Lia Kent, RegNet's new ARC Future Fellow

Dr Lia Kent (RegNet)
Dr Lia Kent (RegNet)

We are delighted to announce that Dr Lia Kent from the School of Regulation and Global Governance (RegNet) has been awarded the prestigious ARC Future Fellowship for her project Local responses to missing persons and post-conflict peacebuilding.

Over 100,000 people are missing around the globe due to various conflicts, creating enormous challenges for societies attempting to rebuild. This project aims to bring to the fore local understandings of ‘the missing’ and family and community attempts to resolve the social and political dilemmas ‘the missing’ create.

Lia, while relieved at the prospect of having a job for the next four years given these difficult and precarious times in academia, is also excited at the possibilities the Fellowship opens up for her to extend her research.
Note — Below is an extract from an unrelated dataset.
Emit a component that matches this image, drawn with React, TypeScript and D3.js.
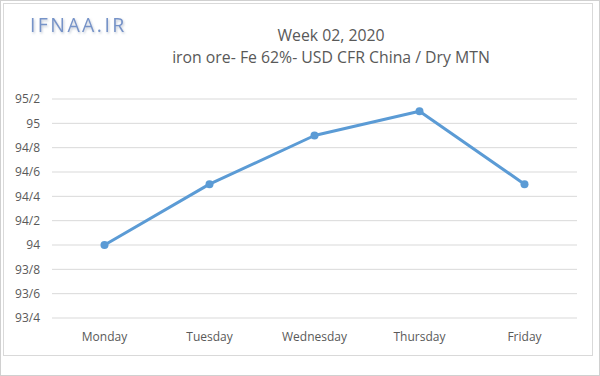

“I am especially excited at the potential to build my research relationships internationally and to work with, and mentor, a new generation of researchers in Australia and the Asia-Pacific.

“I am really pleased that the ARC recognises the need for a project which focuses on how we might develop better understandings of, and responses to, the problem of conflict-related missing persons. This is an issue that has been neglected in studies of post-conflict peacebuilding and yet is critical to building sustainable peace.”

With a focus on Timor-Leste and Sri Lanka, the project will be the first large-scale comparative ethnography of local practices around ‘the missing’, and their interrelationship with the practices of state, international and non-government organisation (NGO) actors. “‘The missing’ tend to be narrowly interpreted as a human rights problem to be resolved through transitional justice mechanisms or an inconvenient political problem to be resolved through bureaucratic control. This project starts from the premise that ‘the missing’ is a multifaceted problem that demands an interdisciplinary approach and close attention to local understandings and agency.”

RegNet School Director Professor Kate Henne congratulated Lia on her accomplishment and for bringing the first ever ARC Future Fellowship to RegNet.

“This is a fantastic outcome that attests to the importance of Lia’s work on post-conflict recovery. This project promises to advance understandings of processes that are central to peacebuilding and to develop more robust methodological approaches to comparative analysis.”

Lia, who was awarded the ARC Discovery Early Career Researcher Award (DECRA) in 2015, has been conducting research on peacebuilding in Timor-Leste for nearly 20 years. In her recent DECRA project on how East Timorese communities are remembering the violence of the Indonesian occupation, she documented the widespread practices of local communities and families in searching for, identifying, and reburying of the bodies of those who died during the 24-year Indonesian occupation.

“I began to puzzle over how families grieve, mourn, and rebuild their lives and communities when the fate of ‘the missing’ is not known, and their bodies cannot be identified or recovered. ‘The missing’ occupy an ambiguous or ‘in-between’ status as they are neither alive nor confirmed dead, neither present nor fully absent,” Lia reflected. This has prompted questions such as: how does this ‘in-between-ness’ disrupt grieving, community relationships and the creation of new political communities; what urgent new practices and rituals are propelled by ‘the missing’; and how do these practices intersect with the politics of state-building, bureaucratic control and international practices of transitional justice?

In the past three years, her interest in these questions has deepened while living in Sri Lanka, which has one of the highest numbers of missing persons in the world. In both Timor-Leste and Sri Lanka, there has been considerable friction between official responses to the problem of ‘the missing’ and families and communities. For instance, in Sri Lanka, the government has established an Office for Missing Persons that has been met with distrust from families and Mothers of the Disappeared groups, who conduct daily protest vigils to demand their missing relatives be returned alive. In Timor-Leste, the government has tried to prevent expensive local and family-led practices of searching for ‘the missing’, yet these practices continue.

Lia hopes this project will contribute to new ways of conceptualising the problem of ‘the missing’ in peace and conflict studies that can help foster more effective international, state and NGO responses. She will be engaging with policymakers in Timor-Leste and Sri Lanka as well as with international organisations working on missing persons, including the International Committee on the Red Cross.

Lia envisions long-term research partnerships with scholars in the Asia-Pacific region to strengthen the capacity of emerging researchers. She mentions an urgent need to ‘decolonise’ scholarly research on the Global South, which remains dominated by scholars from the Global North.

“I hope to make a modest contribution to the project of decolonisation by fostering a network of scholars and activists in the Asia-Pacific region working on ‘the missing’ and related themes. I will also mentor research assistants in Timor-Leste and Sri Lanka and encourage them to pursue their own research projects,” Lia explains.